Just days before Jaishankar hit out at China, without naming it, as he spoke at the United Nations Security Council (UNSC) session on Ukraine. In a reference to Beijing’s decision to block the listing of terrorists, Jaishankar said The fight against impunity is critical to the larger pursuit of securing peace and justice. The Security Council must send an unambiguous and unequivocal message on this count. Politics should never ever provide cover to evade accountability. Nor indeed to facilitate impunity.
Regrettably, we have seen this of late in this very chamber, when it comes to sanctioning some of the world’s most dreaded terrorists. If egregious attacks committed in broad daylight are left unpunished, this Council must reflect on the signals we are sending with impunity. There must be consistency if we are to ensure credibility.
A day after his comment at UNSC, Jaishankar and his Chinese counterpart foreign minister Wang Yi had a brief encounter when photos were taken at a BRICS gathering in New York last week and there was an awkward unease. There were no bilateral meetings between the two foreign ministers.
A similar awkward encounter was also visible when Prime Minister Modi stood beside Chinese President Xi Jinping during a group photo session at the recent Shanghai Cooperation Organisation summit, there were no exchanges between the two leaders.
India and China have withdrawn frontline troops from the two banks of Pangong Lake, Gogra and Hot Springs after more than two dozen rounds of diplomatic and military talks. However, there has been no forward movement on other friction points such as Demchok and Depsang.
Following the eastern Ladakh standoff, India has been consistently maintaining that peace along the Line of Actual Control was key for the overall development of the ties and that the state of the border will determine the state of the relationship.
The need to reform the UN Security Council cannot be denied forever, External Affairs Minister S Jaishankar has said even as he noted that India never believed that this will be an easy process.
Currently, UNSC has five permanent members — China, France, Russia, the UK and the US. India is among the ten non-permanent members of the body. Only a permanent member has the power to veto any substantive resolution.
India has been at the forefront of the years-long efforts to reform the security council, saying it rightly deserved a place as a permanent member.
We have, we have never thought that it was an easy process. But we do believe that the need for reform cannot be denied forever, Jaishankar said during the briefing.

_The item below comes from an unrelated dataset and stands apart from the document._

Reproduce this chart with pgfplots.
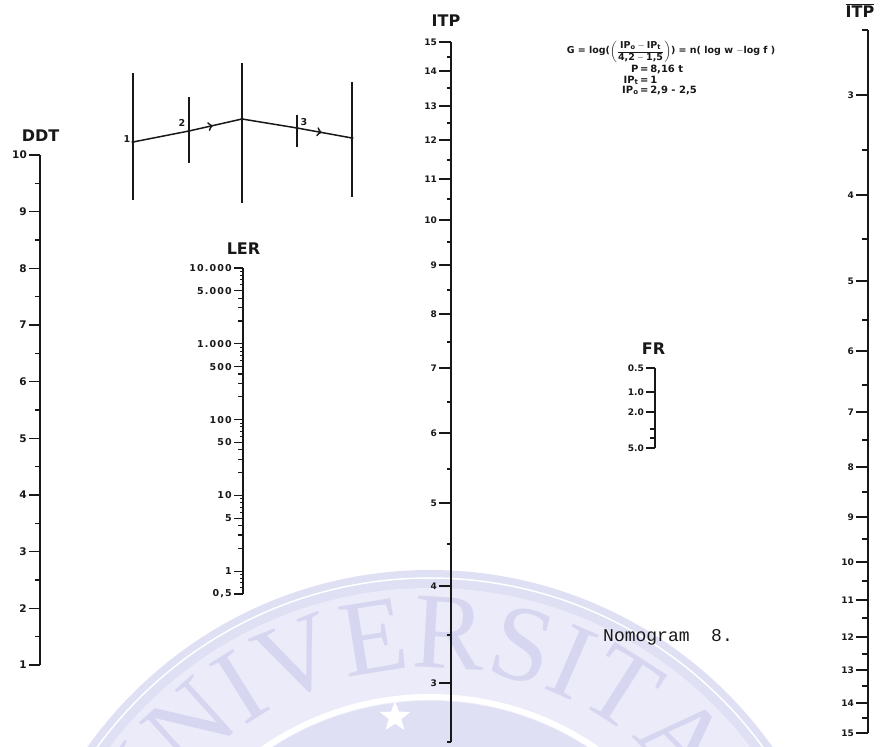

He was responding to a question on the seriousness on the part of the US on reforming the Security Council.
My understanding is that the position that President (Joe) Biden put forward, is the most explicit and specific articulation of the US support for reform of the UN, including the Security Council, he said.
So, I don’t think it’s a reiteration of something, I don’t think in that sense, it’s kind of business as usual. Now, how this advances, where it goes, I think, depends on all of us the members of the UN, and where we take it, he said.
It is not the responsibility of a single country, however powerful. I think it’s a collective effort that the members of the UN have to make. We have been pressing the reform effort, including through the IGN. And you also know where the reluctance comes from and let’s stay focused on it, Jaishankar said.